- Material shown:
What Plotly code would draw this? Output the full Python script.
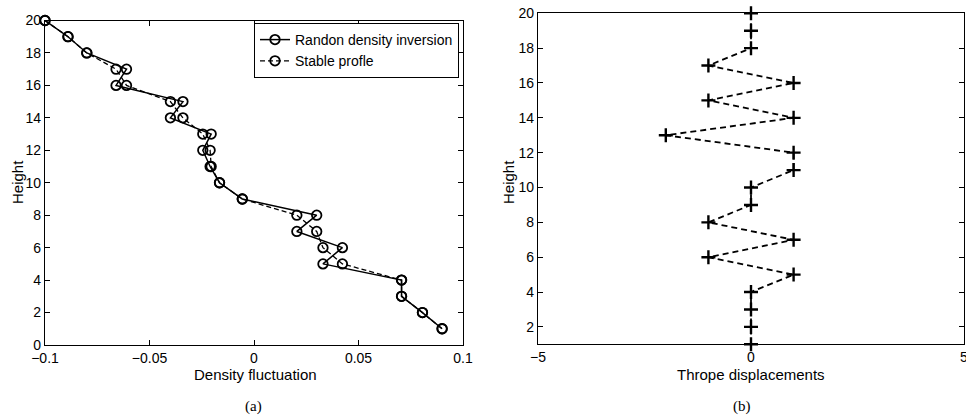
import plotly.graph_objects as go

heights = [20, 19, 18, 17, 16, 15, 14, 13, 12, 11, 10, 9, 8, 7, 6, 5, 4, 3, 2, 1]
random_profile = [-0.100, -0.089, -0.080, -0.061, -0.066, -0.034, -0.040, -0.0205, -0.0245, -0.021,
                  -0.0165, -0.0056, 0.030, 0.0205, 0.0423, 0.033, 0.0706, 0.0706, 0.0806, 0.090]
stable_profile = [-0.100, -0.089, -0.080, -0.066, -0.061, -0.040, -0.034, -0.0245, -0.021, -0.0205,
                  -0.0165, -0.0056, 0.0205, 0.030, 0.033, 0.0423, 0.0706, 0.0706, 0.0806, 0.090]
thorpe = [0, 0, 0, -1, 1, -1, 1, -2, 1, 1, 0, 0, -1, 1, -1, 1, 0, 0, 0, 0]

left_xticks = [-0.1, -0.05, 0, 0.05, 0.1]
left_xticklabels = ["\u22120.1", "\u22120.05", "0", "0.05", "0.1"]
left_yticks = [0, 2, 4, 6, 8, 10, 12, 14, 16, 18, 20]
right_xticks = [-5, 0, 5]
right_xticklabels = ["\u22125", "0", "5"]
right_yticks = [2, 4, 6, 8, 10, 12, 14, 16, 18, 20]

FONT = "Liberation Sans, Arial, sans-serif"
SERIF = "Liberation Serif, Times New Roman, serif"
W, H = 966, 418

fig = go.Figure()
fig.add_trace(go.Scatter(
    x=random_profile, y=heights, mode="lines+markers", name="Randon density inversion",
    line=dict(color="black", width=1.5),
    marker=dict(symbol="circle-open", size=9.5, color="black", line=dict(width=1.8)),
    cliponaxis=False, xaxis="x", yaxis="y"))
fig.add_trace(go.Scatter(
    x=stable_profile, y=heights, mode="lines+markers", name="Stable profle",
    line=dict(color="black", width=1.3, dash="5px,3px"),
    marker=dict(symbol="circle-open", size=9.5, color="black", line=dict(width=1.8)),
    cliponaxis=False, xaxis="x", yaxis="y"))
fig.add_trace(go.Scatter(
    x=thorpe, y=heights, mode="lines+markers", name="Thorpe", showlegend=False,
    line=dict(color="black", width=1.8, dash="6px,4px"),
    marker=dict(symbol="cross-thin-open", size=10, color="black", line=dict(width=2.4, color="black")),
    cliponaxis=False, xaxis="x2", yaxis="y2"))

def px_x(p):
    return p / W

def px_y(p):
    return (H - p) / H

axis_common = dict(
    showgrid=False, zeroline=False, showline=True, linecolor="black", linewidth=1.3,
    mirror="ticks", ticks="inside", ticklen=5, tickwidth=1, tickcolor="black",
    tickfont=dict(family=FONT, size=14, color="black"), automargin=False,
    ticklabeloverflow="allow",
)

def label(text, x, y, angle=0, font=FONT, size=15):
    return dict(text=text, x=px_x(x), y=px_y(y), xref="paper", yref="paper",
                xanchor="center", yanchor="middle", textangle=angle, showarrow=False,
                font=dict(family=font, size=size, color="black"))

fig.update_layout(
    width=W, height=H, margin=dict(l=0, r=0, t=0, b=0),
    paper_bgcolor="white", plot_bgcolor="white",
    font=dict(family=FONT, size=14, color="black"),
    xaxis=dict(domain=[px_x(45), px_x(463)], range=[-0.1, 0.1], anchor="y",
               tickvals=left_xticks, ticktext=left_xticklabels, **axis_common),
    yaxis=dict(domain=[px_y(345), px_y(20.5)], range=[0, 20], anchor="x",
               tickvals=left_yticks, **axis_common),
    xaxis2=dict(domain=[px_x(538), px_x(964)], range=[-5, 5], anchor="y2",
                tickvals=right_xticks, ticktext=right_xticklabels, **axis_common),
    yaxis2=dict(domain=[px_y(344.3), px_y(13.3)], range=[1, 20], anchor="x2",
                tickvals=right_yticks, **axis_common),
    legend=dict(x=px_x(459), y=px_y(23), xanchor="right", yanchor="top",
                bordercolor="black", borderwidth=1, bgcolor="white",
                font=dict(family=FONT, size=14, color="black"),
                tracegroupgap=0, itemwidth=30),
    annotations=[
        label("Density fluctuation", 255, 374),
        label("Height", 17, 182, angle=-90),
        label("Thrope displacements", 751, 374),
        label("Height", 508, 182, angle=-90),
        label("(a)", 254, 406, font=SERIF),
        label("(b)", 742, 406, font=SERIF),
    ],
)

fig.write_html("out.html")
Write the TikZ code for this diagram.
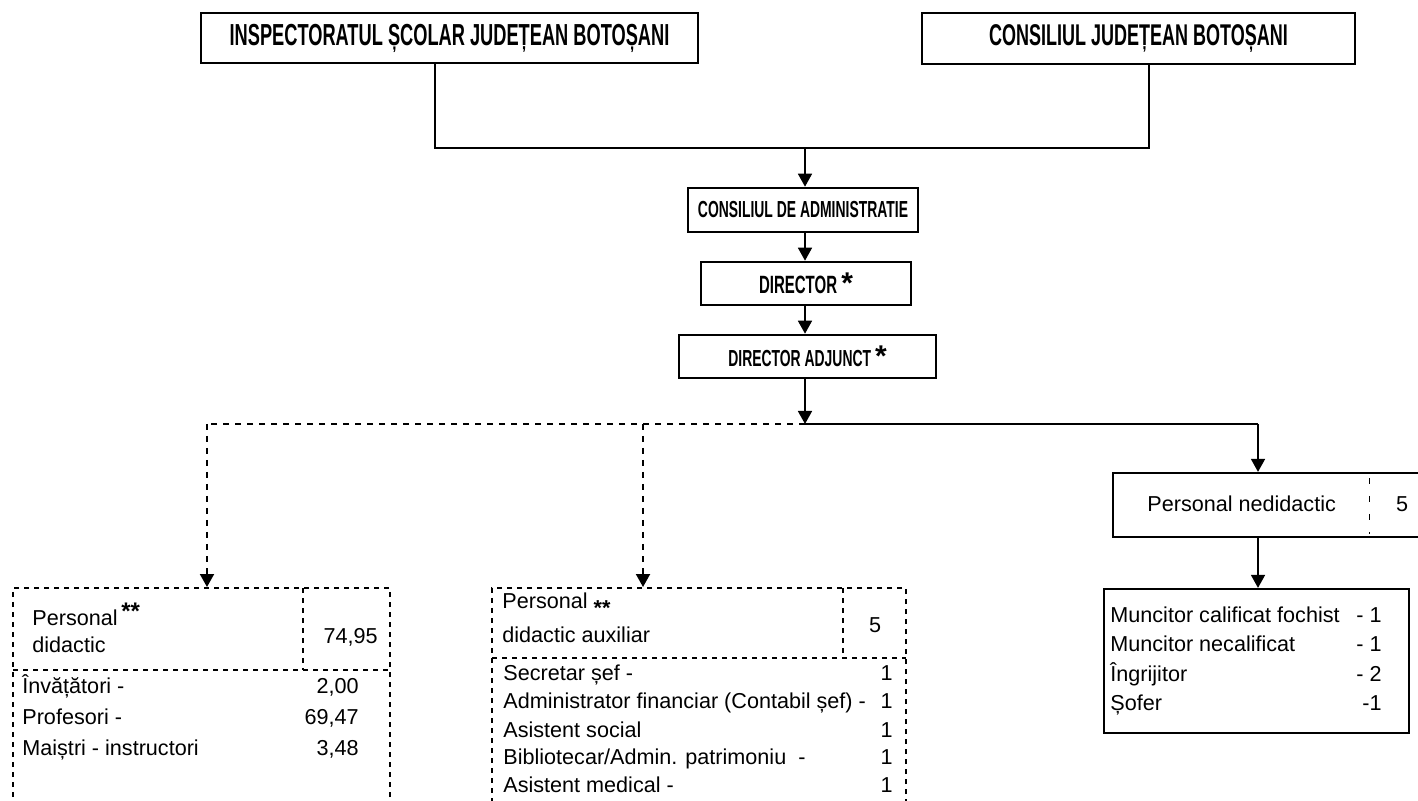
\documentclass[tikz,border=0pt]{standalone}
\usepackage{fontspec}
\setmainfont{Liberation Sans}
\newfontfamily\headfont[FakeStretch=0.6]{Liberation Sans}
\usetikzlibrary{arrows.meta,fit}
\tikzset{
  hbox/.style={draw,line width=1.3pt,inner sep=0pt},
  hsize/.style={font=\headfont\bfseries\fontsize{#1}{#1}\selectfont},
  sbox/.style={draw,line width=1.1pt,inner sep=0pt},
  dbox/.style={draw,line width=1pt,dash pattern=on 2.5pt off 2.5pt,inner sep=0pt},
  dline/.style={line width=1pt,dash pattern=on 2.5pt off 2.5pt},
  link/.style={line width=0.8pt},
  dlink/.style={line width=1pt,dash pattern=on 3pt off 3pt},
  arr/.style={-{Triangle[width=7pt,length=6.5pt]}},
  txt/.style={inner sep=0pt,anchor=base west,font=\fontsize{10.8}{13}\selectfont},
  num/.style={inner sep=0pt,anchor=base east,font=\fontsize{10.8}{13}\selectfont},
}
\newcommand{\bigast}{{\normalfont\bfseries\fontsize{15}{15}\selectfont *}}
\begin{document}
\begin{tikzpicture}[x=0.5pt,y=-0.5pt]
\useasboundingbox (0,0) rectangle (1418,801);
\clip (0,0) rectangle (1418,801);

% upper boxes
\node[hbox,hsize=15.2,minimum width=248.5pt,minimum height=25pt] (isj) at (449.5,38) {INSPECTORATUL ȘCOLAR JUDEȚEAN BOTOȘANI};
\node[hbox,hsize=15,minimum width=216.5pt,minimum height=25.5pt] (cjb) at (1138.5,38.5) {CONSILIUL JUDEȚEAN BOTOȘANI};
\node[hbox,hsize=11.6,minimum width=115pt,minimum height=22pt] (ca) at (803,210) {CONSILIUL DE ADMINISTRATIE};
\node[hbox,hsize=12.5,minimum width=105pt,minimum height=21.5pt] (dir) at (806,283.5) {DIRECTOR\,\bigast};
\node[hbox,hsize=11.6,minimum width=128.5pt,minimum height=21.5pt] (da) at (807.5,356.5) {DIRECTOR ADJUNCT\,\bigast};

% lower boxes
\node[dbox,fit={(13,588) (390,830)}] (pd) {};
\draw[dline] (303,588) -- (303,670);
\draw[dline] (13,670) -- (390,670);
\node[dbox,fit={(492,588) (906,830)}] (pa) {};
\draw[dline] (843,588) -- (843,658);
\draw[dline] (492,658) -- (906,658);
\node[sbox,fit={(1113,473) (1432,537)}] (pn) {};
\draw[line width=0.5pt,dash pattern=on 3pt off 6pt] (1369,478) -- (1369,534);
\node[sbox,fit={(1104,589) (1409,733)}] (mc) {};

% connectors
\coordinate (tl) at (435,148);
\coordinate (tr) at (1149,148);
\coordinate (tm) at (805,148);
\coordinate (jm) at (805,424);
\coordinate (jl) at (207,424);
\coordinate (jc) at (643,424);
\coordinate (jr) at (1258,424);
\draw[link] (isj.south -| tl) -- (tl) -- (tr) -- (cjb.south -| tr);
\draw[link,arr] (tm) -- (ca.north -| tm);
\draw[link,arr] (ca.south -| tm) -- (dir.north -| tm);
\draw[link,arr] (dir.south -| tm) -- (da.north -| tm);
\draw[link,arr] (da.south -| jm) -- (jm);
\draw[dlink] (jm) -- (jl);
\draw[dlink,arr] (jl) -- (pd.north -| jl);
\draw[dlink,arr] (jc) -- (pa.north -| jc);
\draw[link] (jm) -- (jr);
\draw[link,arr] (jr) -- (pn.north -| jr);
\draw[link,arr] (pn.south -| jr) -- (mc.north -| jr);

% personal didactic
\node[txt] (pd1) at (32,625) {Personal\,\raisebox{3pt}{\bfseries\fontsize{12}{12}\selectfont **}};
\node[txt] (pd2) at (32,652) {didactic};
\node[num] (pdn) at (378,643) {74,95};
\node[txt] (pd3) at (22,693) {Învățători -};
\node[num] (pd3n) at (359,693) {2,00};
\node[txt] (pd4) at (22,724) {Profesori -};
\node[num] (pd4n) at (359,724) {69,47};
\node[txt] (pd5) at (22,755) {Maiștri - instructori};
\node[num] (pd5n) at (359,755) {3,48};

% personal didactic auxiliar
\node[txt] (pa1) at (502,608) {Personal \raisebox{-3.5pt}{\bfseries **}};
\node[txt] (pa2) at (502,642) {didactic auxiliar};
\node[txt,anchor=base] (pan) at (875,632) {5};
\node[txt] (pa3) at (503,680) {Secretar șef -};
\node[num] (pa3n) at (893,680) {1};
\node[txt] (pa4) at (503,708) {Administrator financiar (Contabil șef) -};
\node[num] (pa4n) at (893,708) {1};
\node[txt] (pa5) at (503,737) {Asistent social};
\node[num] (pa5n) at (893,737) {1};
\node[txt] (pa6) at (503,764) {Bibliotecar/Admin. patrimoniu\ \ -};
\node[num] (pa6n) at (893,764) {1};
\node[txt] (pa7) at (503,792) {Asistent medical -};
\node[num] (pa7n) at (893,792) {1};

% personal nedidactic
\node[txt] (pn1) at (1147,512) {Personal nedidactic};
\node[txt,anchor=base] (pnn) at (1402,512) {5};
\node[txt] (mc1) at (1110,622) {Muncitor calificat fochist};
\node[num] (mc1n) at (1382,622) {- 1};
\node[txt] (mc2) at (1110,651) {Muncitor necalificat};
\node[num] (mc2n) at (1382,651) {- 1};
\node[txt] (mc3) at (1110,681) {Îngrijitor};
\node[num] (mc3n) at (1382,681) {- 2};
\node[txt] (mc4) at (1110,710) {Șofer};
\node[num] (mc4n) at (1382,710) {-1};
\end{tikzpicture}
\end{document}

- Stated goal: Return the lines exactly as they stand, from the start of the entries through the line holding "import plotly.graph_objects as go"; omit the pictures.

- Solved exercise:
What Plotly code would draw this? Output the full Python script.
import plotly.graph_objects as go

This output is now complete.